Now find yourself a thin rod that will fit inside the point and wrap some fine steel wool around the head like a q-tip then scour inside the point well to roughen the surface. This should make sure that those “pesky” points don’t come off in the target too often.

Take the shafts in hand and melt a small amount of glue on to the narrow part of the taper, you would be amazed at just how little is actually used. To get the right amount takes a little practice, I find a thin layer,1/4 inch wide around the taper tip is more than enough and in fact probably too much. Repeat this step for each of the shafts and put them aside for the moment.
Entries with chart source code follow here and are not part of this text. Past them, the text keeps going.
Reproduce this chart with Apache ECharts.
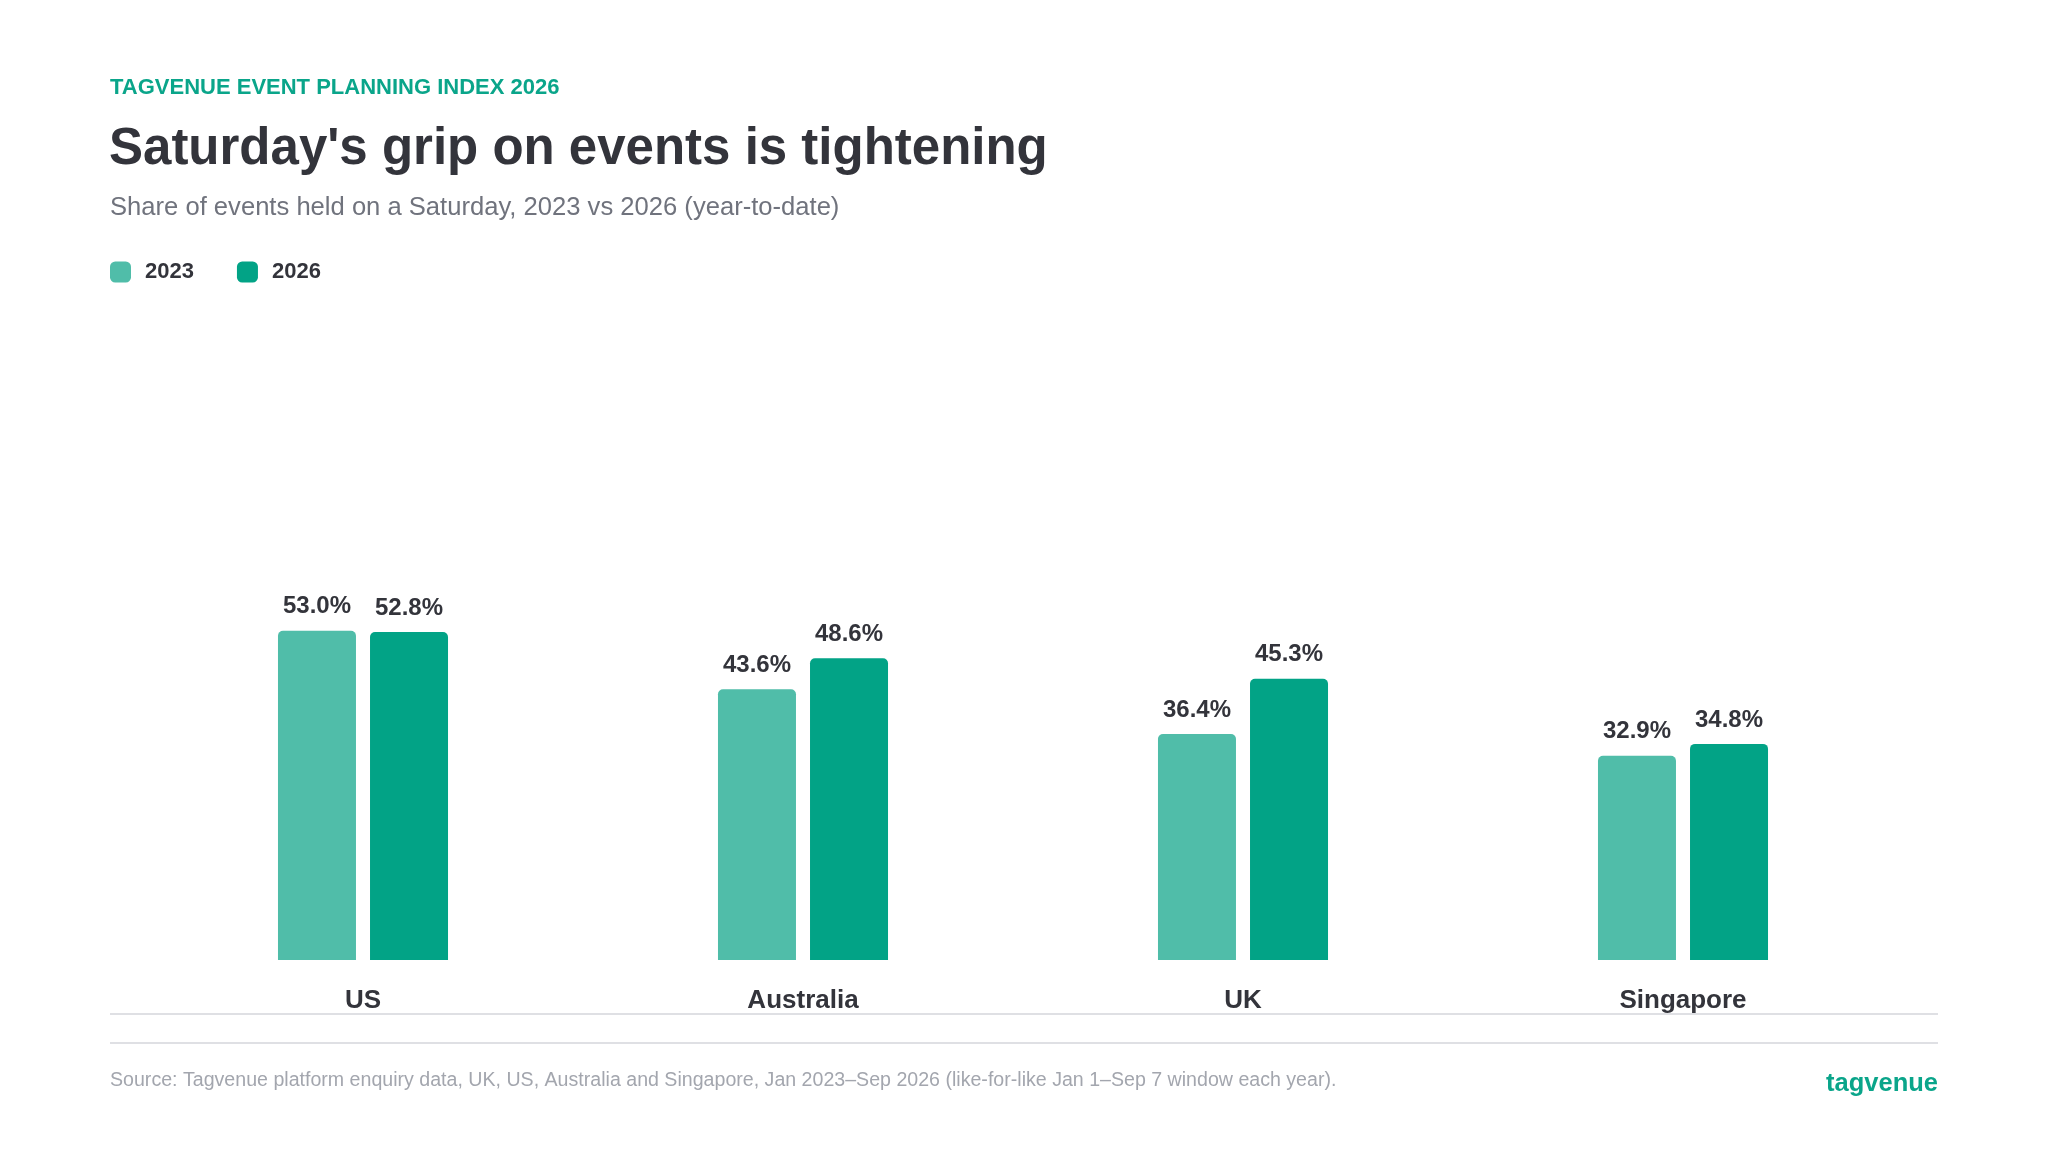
<!DOCTYPE html>
<html>
<head>
<meta charset="utf-8">
<script src="https://cdn.jsdelivr.net/npm/echarts@6/dist/echarts.min.js"></script>
<style>
  html, body { margin: 0; padding: 0; background: #ffffff; }
  #chart { width: 2048px; height: 1152px; }
</style>
</head>
<body>
<div id="chart"></div>
<script>
// data
var categories = ['US', 'Australia', 'UK', 'Singapore'];
var seriesNames = ['2023', '2026'];
var values2023 = [53.0, 43.6, 36.4, 32.9];
var values2026 = [52.8, 48.6, 45.3, 34.8];

var kicker = 'TAGVENUE EVENT PLANNING INDEX 2026';
var titleText = "Saturday's grip on events is tightening";
var subtitleText = 'Share of events held on a Saturday, 2023 vs 2026 (year-to-date)';
var sourceText = 'Source: Tagvenue platform enquiry data, UK, US, Australia and Singapore, Jan 2023\u2013Sep 2026 (like-for-like Jan 1\u2013Sep 7 window each year).';
var brandText = 'tagvenue';

var FONT = '"Liberation Sans", Arial, Helvetica, sans-serif';
var light = '#50bda9';
var dark = '#02a386';
var ink = '#33343b';

var dom = document.getElementById('chart');
var myChart = echarts.init(dom);

function valueLabel() {
    return {
        show: true,
        position: 'top',
        distance: 12,
        color: ink,
        fontFamily: FONT,
        fontWeight: 'bold',
        fontSize: 24,
        formatter: function (p) { return p.value.toFixed(1) + '%'; }
    };
}

var option = {
    backgroundColor: '#ffffff',
    animation: false,
    textStyle: { fontFamily: FONT },
    legend: {
        left: 110,
        top: 261,
        padding: 0,
        icon: 'roundRect',
        itemWidth: 21,
        itemHeight: 21,
        itemGap: 43,
        textStyle: {
            color: ink,
            fontFamily: FONT,
            fontWeight: 'bold',
            fontSize: 22,
            padding: [0, 0, 0, 9]
        },
        data: seriesNames
    },
    grid: {
        left: 143,
        right: 145,
        top: 339,
        bottom: 192,
        containLabel: false
    },
    xAxis: {
        type: 'category',
        data: categories,
        axisLine: { show: false },
        axisTick: { show: false },
        axisLabel: {
            margin: 28,
            color: ink,
            fontFamily: FONT,
            fontWeight: 'bold',
            fontSize: 26
        }
    },
    yAxis: {
        type: 'value',
        min: 0,
        max: 100,
        show: false,
        splitLine: { show: false }
    },
    series: [
        {
            name: seriesNames[0],
            type: 'bar',
            data: values2023,
            barWidth: 78,
            barGap: '18%',
            itemStyle: { color: light, borderRadius: [5, 5, 0, 0] },
            label: valueLabel()
        },
        {
            name: seriesNames[1],
            type: 'bar',
            data: values2026,
            barWidth: 78,
            barGap: '18%',
            itemStyle: { color: dark, borderRadius: [5, 5, 0, 0] },
            label: valueLabel()
        }
    ],
    graphic: [
        {
            type: 'text', left: 110, top: 77,
            style: { text: kicker, fill: '#0aa58a', font: 'bold 22px ' + FONT }
        },
        {
            type: 'text', left: 109, top: 124,
            style: { text: titleText, fill: ink, font: 'bold 51px ' + FONT }
        },
        {
            type: 'text', left: 110, top: 195,
            style: { text: subtitleText, fill: '#70737d', font: '25.6px ' + FONT }
        },
        {
            type: 'line',
            shape: { x1: 110, y1: 1014, x2: 1938, y2: 1014 },
            style: { stroke: '#dfe0e4', lineWidth: 2 }
        },
        {
            type: 'line',
            shape: { x1: 110, y1: 1043, x2: 1938, y2: 1043 },
            style: { stroke: '#dfe0e4', lineWidth: 2 }
        },
        {
            type: 'text', left: 110, top: 1071,
            style: { text: sourceText, fill: '#a3a6ae', font: '19.6px ' + FONT }
        },
        {
            type: 'text', right: 110, top: 1071,
            style: { text: brandText, fill: '#0aa58a', font: 'bold 25.5px ' + FONT }
        }
    ]
};

myChart.setOption(option);
</script>
</body>
</html>
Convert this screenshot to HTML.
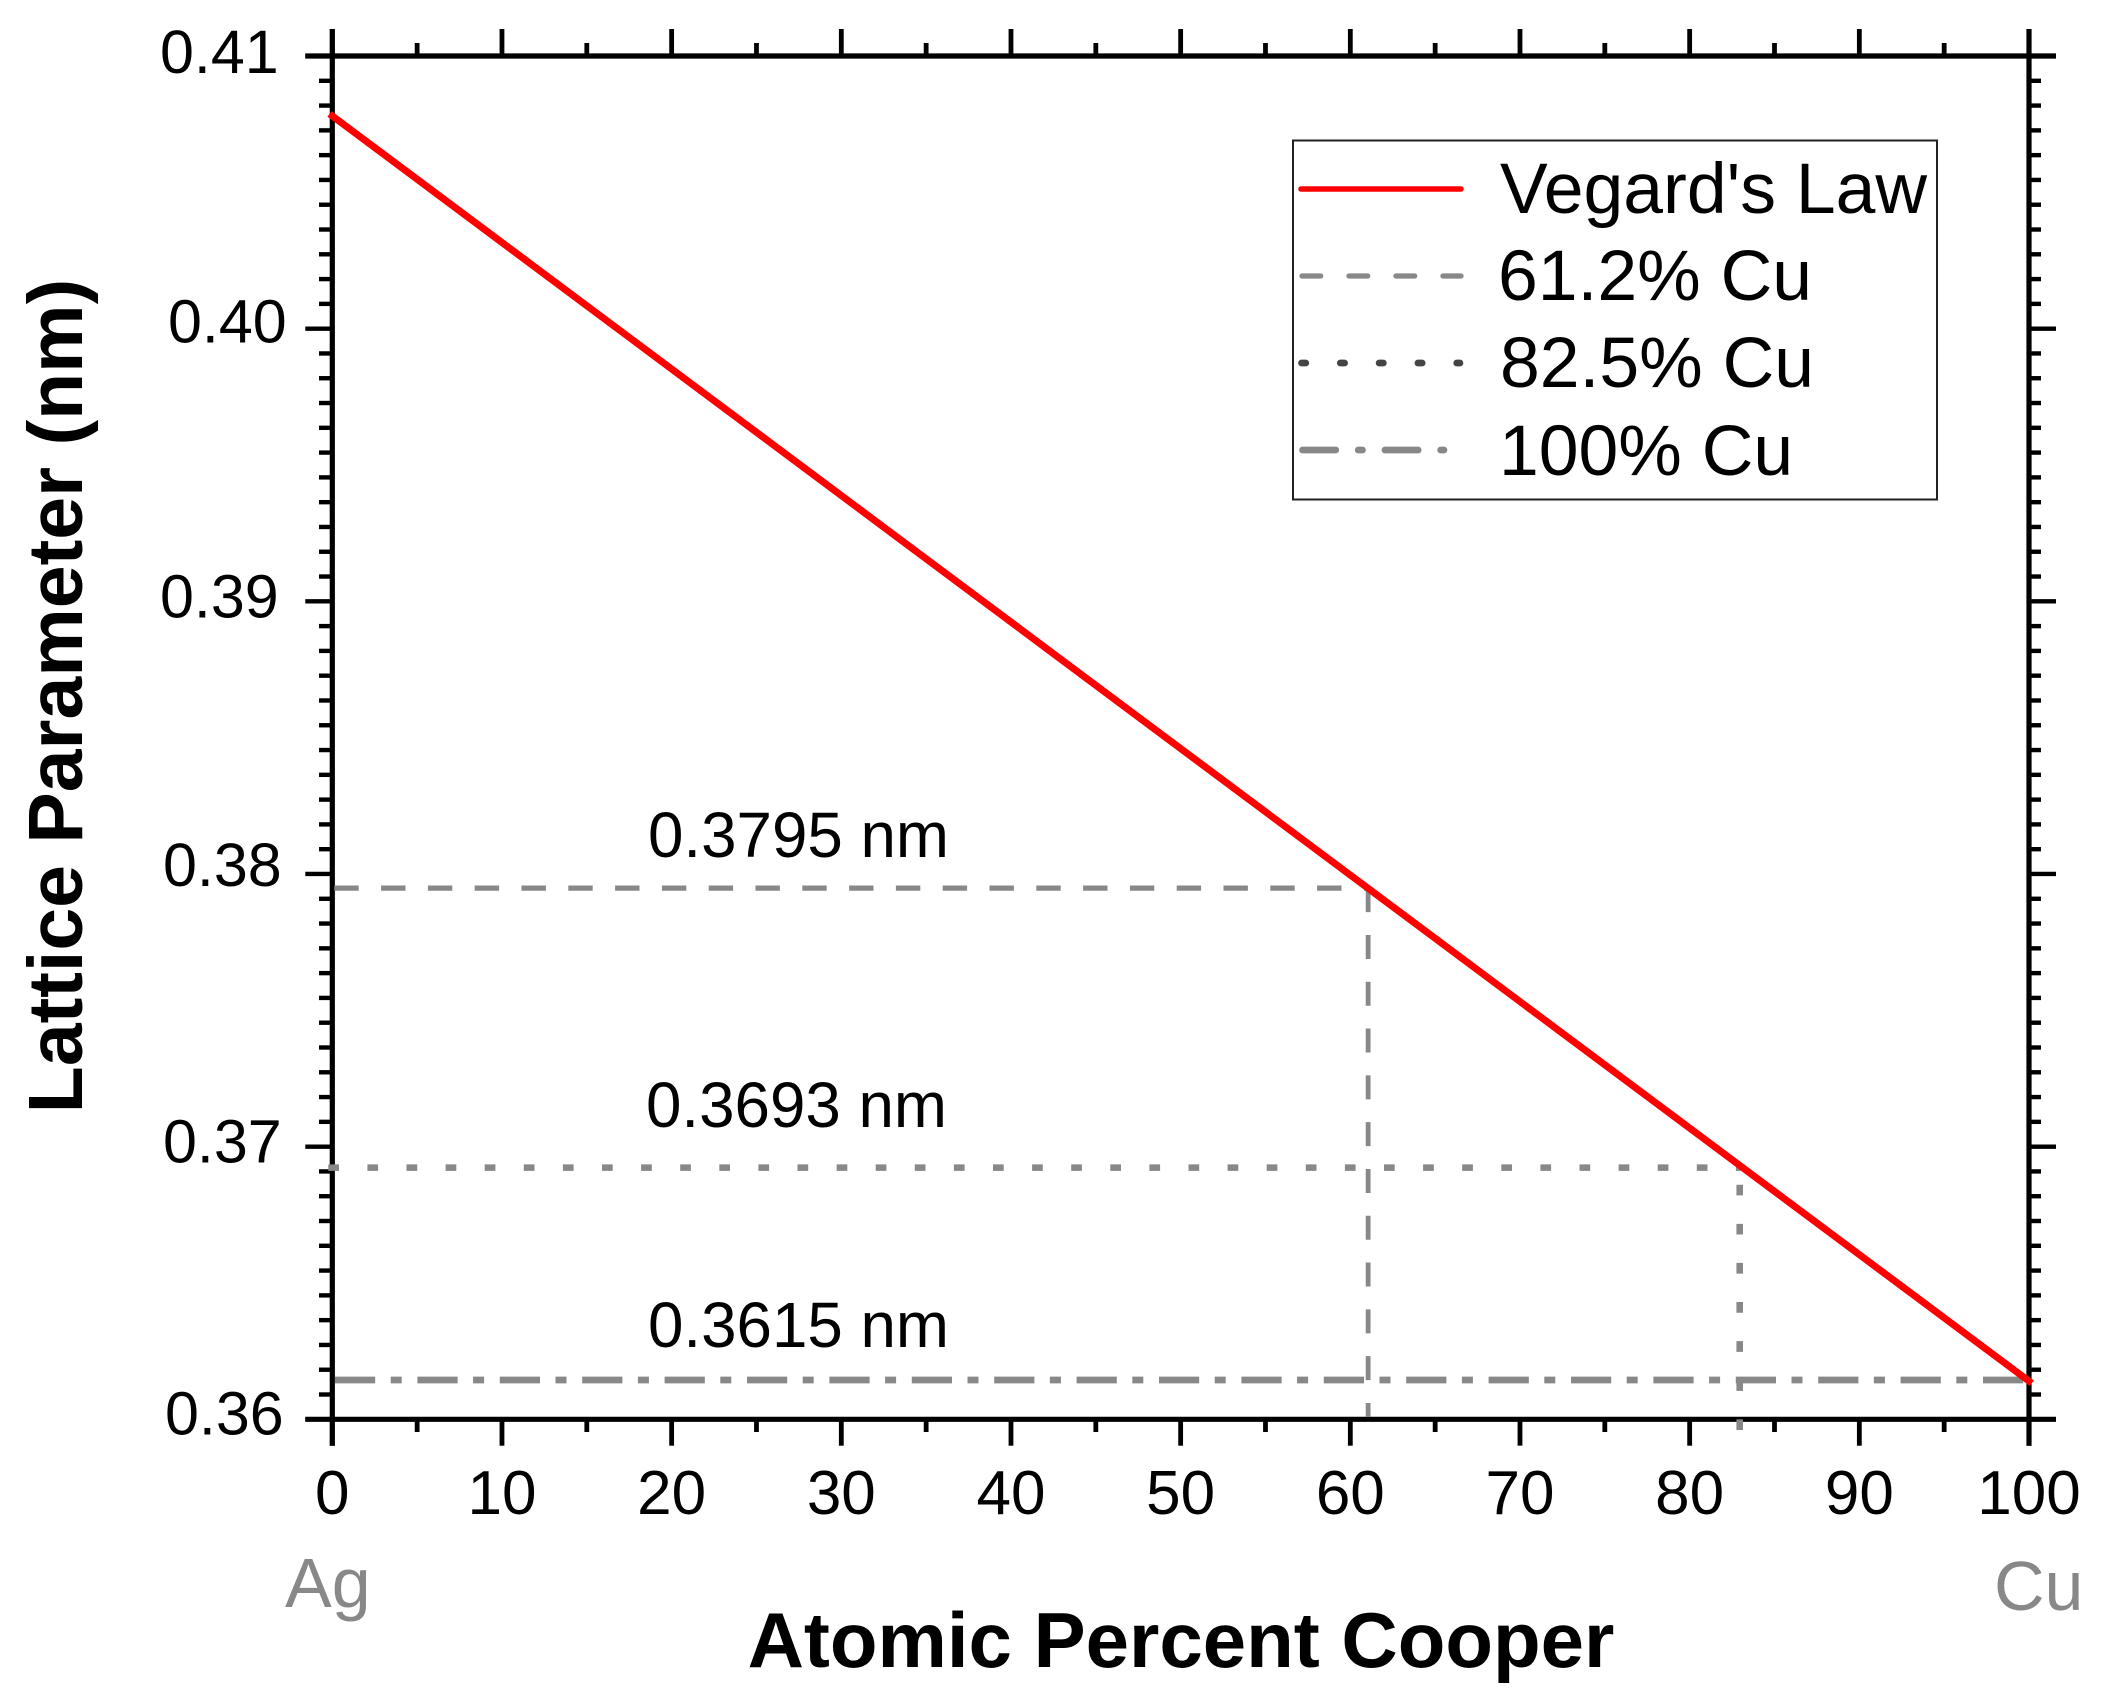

Once all the shafts have been glued up, take one and press a point on it as far as it will go with your fingers. This allows you to heat up the point without the risk of burning the end of the shaft and discoloring it or having to handle a hot point. Heat the point over the flame until the point moves about on it’s own, you should see some of the glue bubbling out of the point. At this point press the head onto the scrap of wood or leather as hard as you may while spinning it, you want to force the point on as far as you can and squeeze out the extra glue while it is still hot. when it seems that you can press it on no farther and the glue is cooling, put the head into the cold water to flash harden the glue and keep it there till the head is cold.

Wipe the water away from the point and spin it carefully to see if the head is on straight, if it is, fine. Trim off the extra glue and move on to the next. If it isn’t straight, you have to reheat the point and do it again till you get it right. Don’t heat the point so hot this time though, it really isn’t needed, just hot enough to move the head and align it properly. Cool and inspect it, repeating until perfect then move on to the next one.


If you ever want to be accurate, weighing the finished shafts is also an important step. If you get your shafts from a good supplier you probably got not only spine matched shafts but they are all weighed within +/- 5 grains. Even though this might be the case, I still like to weigh each shaft to see how heavy they are. At 20 yards this wont make much difference but at 30 and 40 yards it could.

In the picture below you see a bamboo shaft I make for my buddy that shoots a Japanese Yumi, his arrows are not weight matched and can vary as much as 200 gr + an arrow. The scale I use can be purchased from most archery suppliers for around $20 or so.